Taxer les dépôts. La mesure peut-elle faire tache d’huile en Europe? Inquiète-t-elle les investisseurs? Pour l’instant, il n’y a pas eu de krach ou de panique avec un bank run généralisé. « Cette situation n’est pas contagieuse, pas transposable », a martelé le ministre des Finances français, Pierre Moscovici, le 19 mars. A l’instar de ceux de la Barclays, la plupart des experts évoquent « un risque limité ». Selon Jérôme Legras, « En Espagne, par exemple, la fuite des dépôts a déjà eu lieu Seules quelques petites banques italiennes pourraient avoir des problèmes ». Plusieurs établissements grecs sont aussi sous la menace.

« Chypre est un cas particulier, qui n’a rien à voir avec l’Italie ou l’Espagne », rappelle Guntram Wolff, directeur adjoint du think tank Bruegel, pour qui « les marchés sont assez futés pour faire la différence ». Au contraire, renchérit l’économiste, « la décision est un signal clair: de trop gros avoirs n’ont pas leur place dans les petites économies, il faut cibler son capital au bon endroit ». Expert de la zone euro pour Citi, Guillaume Menuet parle même de « bonne nouvelle. Elle montre qu’on ne peut pas, à chaque fois, demander au contribuable européen de passer à la caisse. A un moment, ceux qui sont responsables doivent participer à l’effort ». Les services secrets allemands avaient dénoncé en janvier le rôle des « mafieux » et de « l’argent illégal à Chypre » provenant d’investisseurs russes. « La mesure va leur coûter entre 1,5 et 3,5 milliards d’euros, rapporte un diplomate français. Ils ne s’y attendaient pas et se sont réveillés avec la gueule de bois. » Le 20 mars, le ministre chypriote des Finances a été reçu à Moscou

Chypre peut-il faillir et sortir de la zone euro?

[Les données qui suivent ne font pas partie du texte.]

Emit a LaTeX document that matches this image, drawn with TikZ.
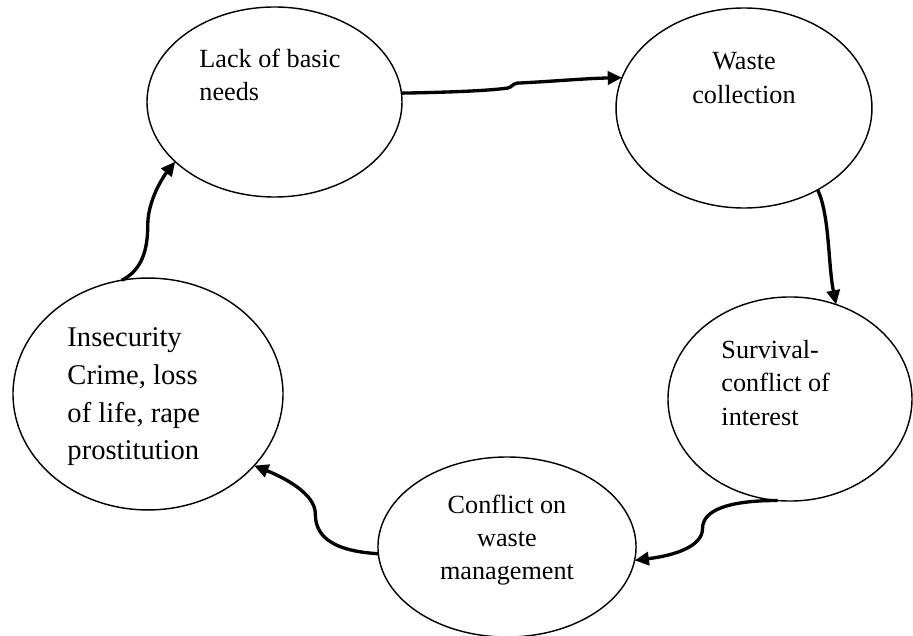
\documentclass[tikz,border=0pt]{standalone}
\usepackage{fontspec}
\setmainfont{Liberation Serif}
\usepackage{tikz}
\usetikzlibrary{shapes.geometric, arrows.meta}

\begin{document}
\begin{tikzpicture}[
      x=0.42pt, y=-0.42pt,
      bubble/.style={draw, ellipse, line width=0.6pt, inner sep=0pt, outer sep=0pt},
      lbl/.style={inner sep=0pt, font=\fontsize{11}{14}\selectfont},
      arrow/.style={-{Triangle[length=6pt, width=5.5pt]}, line width=1.4pt}
    ]
    \useasboundingbox (0,0) rectangle (913,636);

    % the five stages
    \node[bubble, minimum width=107.1pt, minimum height=79.8pt] (needs) at (274.5,102) {};
    \node[bubble, minimum width=107.5pt, minimum height=84pt] (collect) at (744,108) {};
    \node[bubble, minimum width=102.5pt, minimum height=85.7pt] (survive) at (790,399) {};
    \node[bubble, minimum width=108.4pt, minimum height=75.6pt] (waste) at (507,547) {};
    \node[bubble, minimum width=113.4pt, minimum height=97.4pt] (insec) at (148,394) {};

    \node[lbl, anchor=west, align=left] (needs-lbl) at (199,75) {Lack of basic\\needs};
    \node[lbl, align=center] (collect-lbl) at (744,78) {Waste\\collection};
    \node[lbl, anchor=west, align=left] (survive-lbl) at (721,383) {Survival-\\conflict of\\interest};
    \node[lbl, align=center] (waste-lbl) at (507,540) {Conflict on\\waste\\management};
    \node[lbl, anchor=west, align=left, font=\fontsize{12}{15.8}\selectfont] (insec-lbl) at (67,397) {Insecurity\\Crime, loss\\of life, rape\\prostitution};

    % the cycle
    \draw[arrow] (needs.4) .. controls +(60,-1) and +(-15,2) .. ++(106,-5)
      .. controls +(5,-1) and +(-6,1) .. ++(10,-5)
      .. controls +(40,-2) and +(-40,1) .. (collect.166);
    \draw[arrow] (collect.-48) .. controls +(12,25) and +(-8,-40) .. (survive.64);
    \draw[arrow] (survive.263) .. controls +(-50,0) and +(0,-18) .. ++(-75,28)
      .. controls +(0,18) and +(40,-5) .. (waste.-6);
    \draw[arrow] (waste.183) .. controls +(-50,-3) and +(0,20) .. ++(-63,-40)
      .. controls +(0,-20) and +(30,12) .. (insec.-34);
    \draw[arrow] (insec.103) .. controls +(20,-10) and +(0,25) .. ++(26,-55)
      .. controls +(0,-25) and +(-12,15) .. (needs.211);
  \end{tikzpicture}
\end{document}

« Il s’agissait éviter la banqueroute, rappelle Guntram Wolff. Si Chypre faisait faillite, cela changerait l’état psychologique des marchés. » Car depuis l’été dernier, les mentalités ont évolué, comme le rappelle Jean-Paul Betbèze. « La déclaration du président de la BCE, selon laquelle l’euro est irréversible, est inscrite dans tous les esprits, y compris ceux des investisseurs. On s’ajuste donc à cette règle, même si c’est douloureux. » 

« Si on n’arrive pas à un accord, in fine on aura une faillite », avertit Pierre Moscovici. Et Guillaume Menuet de décrire l’enchaînement fatal: « Faillite des banques d’abord, puis de l’Etat. Le défaut chypriote pourrait avoir lieu en mai ou en juin. Puis viendrait la sortie de la zone euro qui, compte tenu des délais pour frapper une nouvelle monnaie, pourrait prendre de trois à six mois. » Même si, d’après les traités européens, on entre dans la zone euro, mais l’on n’en sort pas.